If your job offers a 401(k) plan, take advantage of it — especially if your employer will match your contributions! Trust me, the sting of losing a percentage of your paycheck will hurt way less than having to work into your golden years.
Future you will thank you. Heartily. From a hammock.
4. Set Short-Term and Long-Term Financial Goals (the Fun Part!)
Is everything in order? Amazing!
You’re in awesome financial shape — and you’ve made it to the fun part of this post.
Consider the funds you have left — and those you’ll continue to earn — after taking care of all the financial goals above. Now think: What do you want to do with your money?
What experiences or things can your money buy to significantly increase your quality of life and happiness?

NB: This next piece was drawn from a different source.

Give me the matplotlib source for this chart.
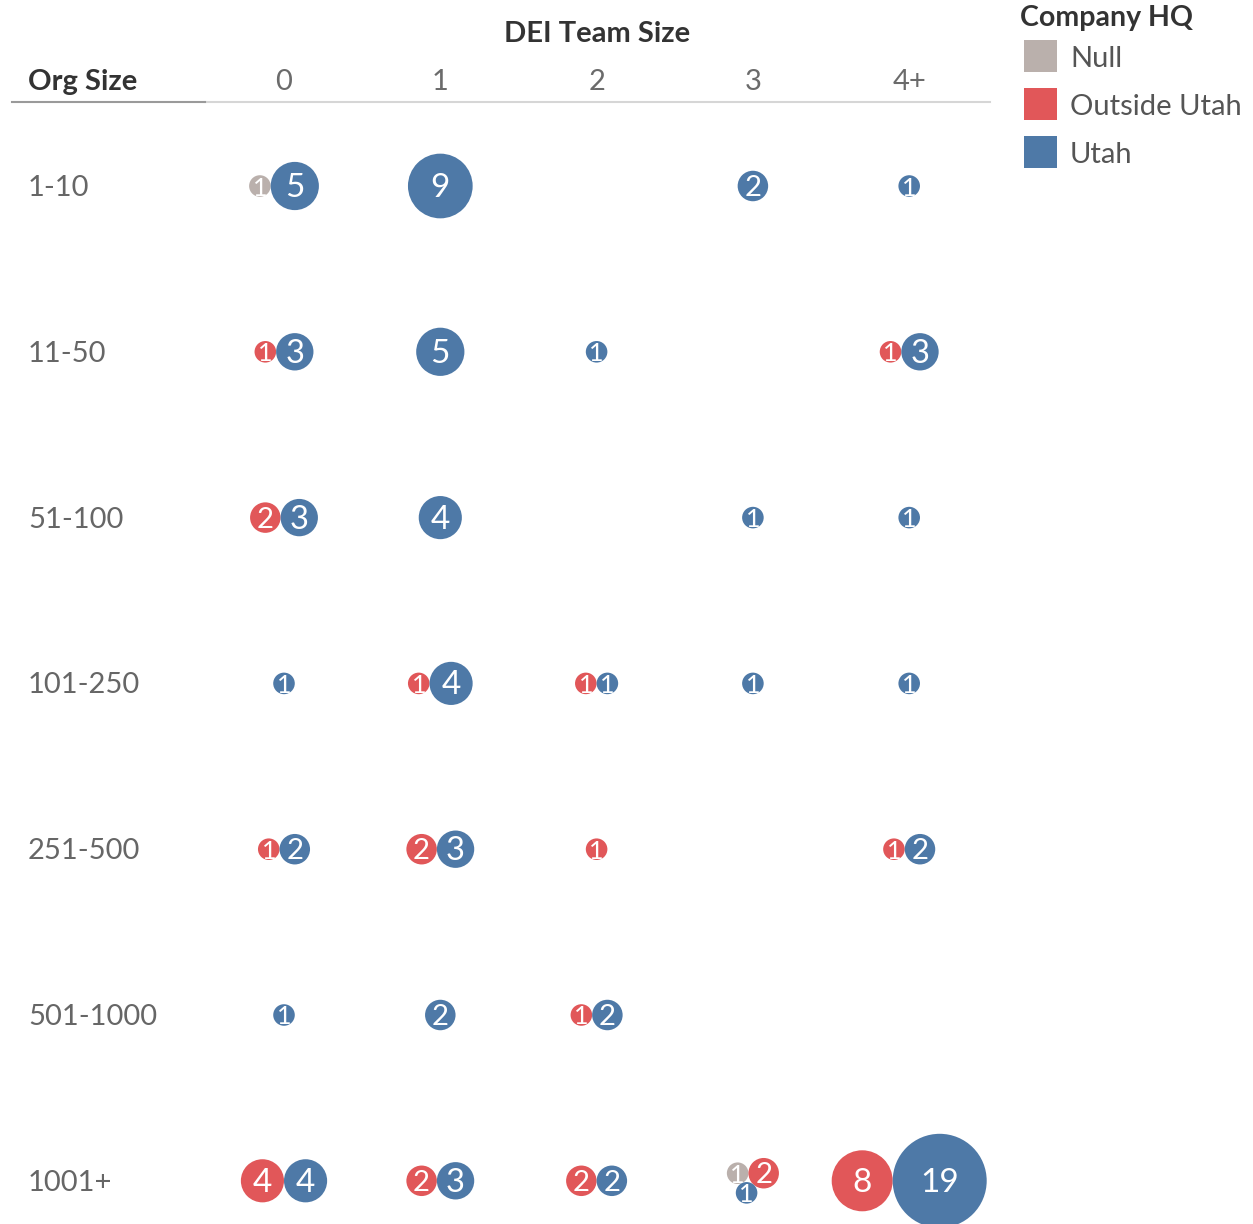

You might plan to travel more, take time off work to spend with family or drive the hottest new Porsche.
Maybe you want to have a six-course meal at the finest restaurant in the world or work your way through an extensive list of exotic and expensive wines. (OK, I’ll stop projecting.)
No matter your goals, it’s helpful to categorize them by how long they’ll take to save for.
Make a list of the goals you want to achieve with your money and which category they fall into. Then you can figure out how to prioritize your savings for each objective.
For example, some of my goals have included:
- Short-term financial goal: Save spending money for a trip overseas.
- Medium-term financial goal: Pay off my car within a year, or sell it — and its onerous loan — and buy an older car I can own free and clear.
- Long-term financial goal: Buy a house I can use as a home base and increase my income by renting it out while I travel. This will probably take me through the rest of my 20s.
By writing down my short- and long-term financial goals and approximately how long I expect it will take to achieve each, I can figure out what to research and how aggressively I need to plan for each goal.
It also offers me the opportunity to see what I prioritize — and to revise those priorities if I see fit.